The thesis this time involves AI valuations. Apparently stocks tied to artificial intelligence are overpriced. This would shock you if you hadn't noticed Nvidia trading at a valuation that assumes they'll eventually sell chips to Mars colonists. Grantham sees bubbles everywhere. Always has. It's his brand. He's the financial equivalent of a guy who brings a helmet to a swimming pool.

Retail traders heard the warning. They understood the risk. They processed the historical context. Then they bought more calls on companies that don't make money and never will. Because when a legendary investor with decades of experience says the market is dangerously overvalued, the correct response is obviously to leverage your Robinhood account into semiconductor ETFs. That's just science.

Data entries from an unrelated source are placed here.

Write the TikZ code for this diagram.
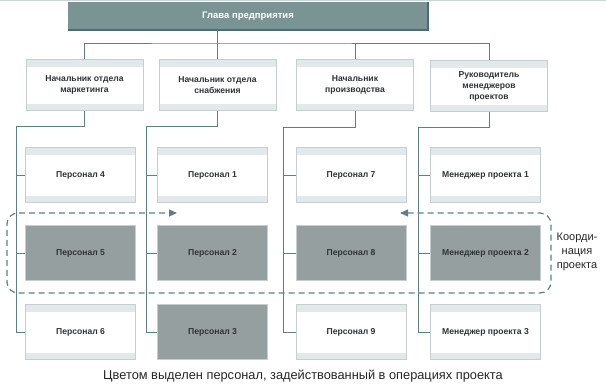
\documentclass[tikz,border=0pt]{standalone}
\usepackage{fontspec}
\setmainfont{Liberation Sans}
\usepackage{tikz}
\usetikzlibrary{arrows.meta,calc,positioning}
\definecolor{linkteal}{HTML}{5F7F84}
\definecolor{headfill}{HTML}{7A9494}
\definecolor{headshade}{HTML}{4E6C70}
\definecolor{boxedge}{HTML}{C5CFD1}
\definecolor{boxband}{HTML}{E3E9EA}
\definecolor{busyfill}{HTML}{959F9F}
\definecolor{textgray}{HTML}{2E3434}
\definecolor{rulegray}{HTML}{C9D5D8}
\tikzset{
  headbox/.style={fill=headfill, minimum width=360pt, minimum height=28pt, inner sep=0pt, text=white, font=\bfseries\fontsize{9.5}{11}\selectfont},
  unitbox/.style={draw=boxedge, fill=white, minimum width=117pt, minimum height=51pt, inner sep=0pt, align=center, text=textgray, font=\bfseries\fontsize{8.6}{11}\selectfont,
    path picture={
      \fill[boxband] (path picture bounding box.north west) rectangle ([yshift=-7pt]path picture bounding box.north east);
      \fill[boxband] (path picture bounding box.south west) rectangle ([yshift=7pt]path picture bounding box.south east);}},
  staffbox/.style={unitbox, minimum width=110pt, minimum height=55pt},
  busybox/.style={draw=boxedge, fill=busyfill, minimum width=110pt, minimum height=55pt, inner sep=0pt, align=center, text=textgray, font=\bfseries\fontsize{8.6}{11}\selectfont},
  link/.style={linkteal, line width=0.9pt},
  coordline/.style={linkteal, line width=1.2pt, dash pattern=on 6pt off 4pt, rounded corners=11pt, {Triangle[length=8pt,width=7pt]}-{Triangle[length=8pt,width=7pt]}},
  note/.style={font=\fontsize{11}{14}\selectfont, text=black!85, align=center}
}

\begin{document}
\begin{tikzpicture}[x=1pt,y=-1pt]
  \useasboundingbox (0,0) rectangle (606,386);
  \draw[rulegray, line width=1pt] (0,0.5) -- (606,0.5);
  % head of the company
  \node[headbox] (head) at (248,16) {Глава предприятия};
  \draw[headshade, line width=1.5pt] (head.south west) -- (head.south east) -- (head.north east);
  % department heads
  \node[unitbox] (mkt) at (84.5,85) {Начальник отдела\\маркетинга};
  \node[unitbox] (sup) at (217.5,85) {Начальник отдела\\снабжения};
  \node[unitbox] (prod) at (355,85) {Начальник\\производства};
  \node[unitbox] (pm) at (489,86) {Руководитель\\менеджеров\\проектов};
  % staff
  \node[staffbox] (p4) at (80.5,175) {Персонал 4};
  \node[busybox] (p5) at (80.5,253) {Персонал 5};
  \node[staffbox] (p6) at (80.5,332) {Персонал 6};
  \node[staffbox] (p1) at (212.5,175) {Персонал 1};
  \node[busybox] (p2) at (212.5,253) {Персонал 2};
  \node[busybox] (p3) at (212.5,332) {Персонал 3};
  \node[staffbox] (p7) at (351,175) {Персонал 7};
  \node[busybox] (p8) at (351,253) {Персонал 8};
  \node[staffbox] (p9) at (351,332) {Персонал 9};
  \node[staffbox] (mg1) at (485.5,175) {Менеджер проекта 1};
  \node[busybox] (mg2) at (485.5,253) {Менеджер проекта 2};
  \node[staffbox] (mg3) at (485.5,332) {Менеджер проекта 3};
  % top level links
  \coordinate (bus) at (217,43);
  \draw[link] (head.south -| bus) -- (bus);
  \draw[link] (mkt.north) |- (bus) -| (pm.north);
  \draw[link] (sup.north) -- (sup.north |- bus);
  \draw[link] (prod.north) -- (prod.north |- bus);
  % department spines
  \coordinate (spA) at (16,126);
  \coordinate (spB) at (146,126);
  \coordinate (spC) at (283,127);
  \coordinate (spD) at (418,127);
  \foreach \dep/\sp/\a/\b/\c in {mkt/spA/p4/p5/p6, sup/spB/p1/p2/p3, prod/spC/p7/p8/p9, pm/spD/mg1/mg2/mg3}{
    \draw[link] (\dep.south) |- (\sp) |- (\c.west);
    \foreach \n in {\a,\b}
      \draw[link] (\sp |- \n.west) -- (\n.west);
  }
  % project coordination
  \coordinate (crdL) at (177,213);
  \coordinate (crdR) at (400,213);
  \draw[coordline] (crdR) -- (551,213) -- (551,293) -- (7,293) -- (7,213) -- (crdL);
  \node[note] (crdtext) at (577,252) {Коорди-\\нация\\проекта};
  \node[note, font=\fontsize{12.8}{14}\selectfont] (caption) at (303,376) {Цветом выделен персонал, задействованный в операциях проекта};
\end{tikzpicture}
\end{document}
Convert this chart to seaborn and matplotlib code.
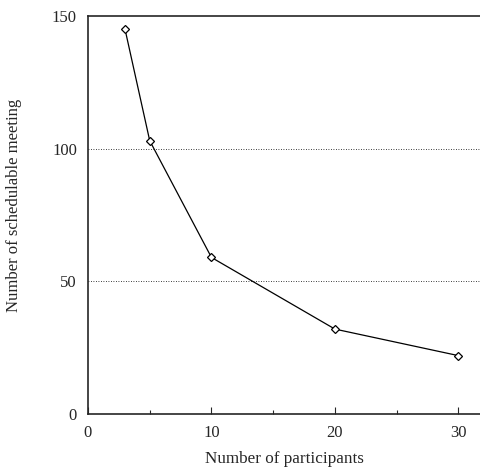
import numpy as np
import pandas as pd
import matplotlib
matplotlib.use("Agg")
import matplotlib.pyplot as plt
import seaborn as sns
from matplotlib.ticker import MultipleLocator

participants = [3, 5, 10, 20, 30]
meetings = [145, 103, 59, 32, 22]

df = pd.DataFrame({"participants": participants, "meetings": meetings})

sns.set_style("ticks")
plt.rcParams["font.family"] = ["Liberation Serif", "DejaVu Serif"]

fig = plt.figure(figsize=(4.8, 4.68), dpi=100)
ax = fig.add_axes([0.1833, 0.1154, 0.8167, 0.8504])

sns.lineplot(data=df, x="participants", y="meetings", ax=ax, color="black",
             linewidth=0.9, marker="D", markersize=4.5,
             markerfacecolor="white", markeredgecolor="black", markeredgewidth=0.9)

ax.set_xlim(0, 31.75)
ax.set_ylim(0, 150)
ax.set_xticks([0, 10, 20, 30])
ax.set_yticks([0, 50, 100, 150])
ax.xaxis.set_minor_locator(MultipleLocator(5))
ax.tick_params(axis="both", which="major", direction="in", length=5, width=0.8,
               labelsize=12, pad=8)
ax.tick_params(axis="x", which="minor", direction="in", length=3, width=0.8)
ax.tick_params(axis="y", which="major", length=0)

for y in [50, 100]:
    ax.axhline(y, color="black", linestyle=(0, (1, 2)), linewidth=0.6, zorder=0)

ax.spines["right"].set_visible(False)
for s in ["left", "bottom", "top"]:
    ax.spines[s].set_linewidth(1.2)

ax.set_xlabel("Number of participants", fontsize=12.3, labelpad=7)
ax.set_ylabel("Number of schedulable meeting", fontsize=12)
ax.yaxis.set_label_coords(-0.168, 0.523)

plt.savefig("out.png", dpi=100)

Grantham runs GMO. The firm has underperformed for years while waiting for the crash. They've been positioned defensively so long their portfolio is basically a bomb shelter with dividend stocks inside. But sure, this time he's right. This time it's different. This time the most expensive market in American history will actually become the most expensive market in American history that also crashes, rather than the most expensive market in American history that becomes next year's second-most expensive market.

The AI bubble will pop eventually. Grantham will claim vindication. Retail will lose everything. And somewhere, a 24-year-old with a YouTube channel will explain that he saw it coming all along while his account balance rounds to zero.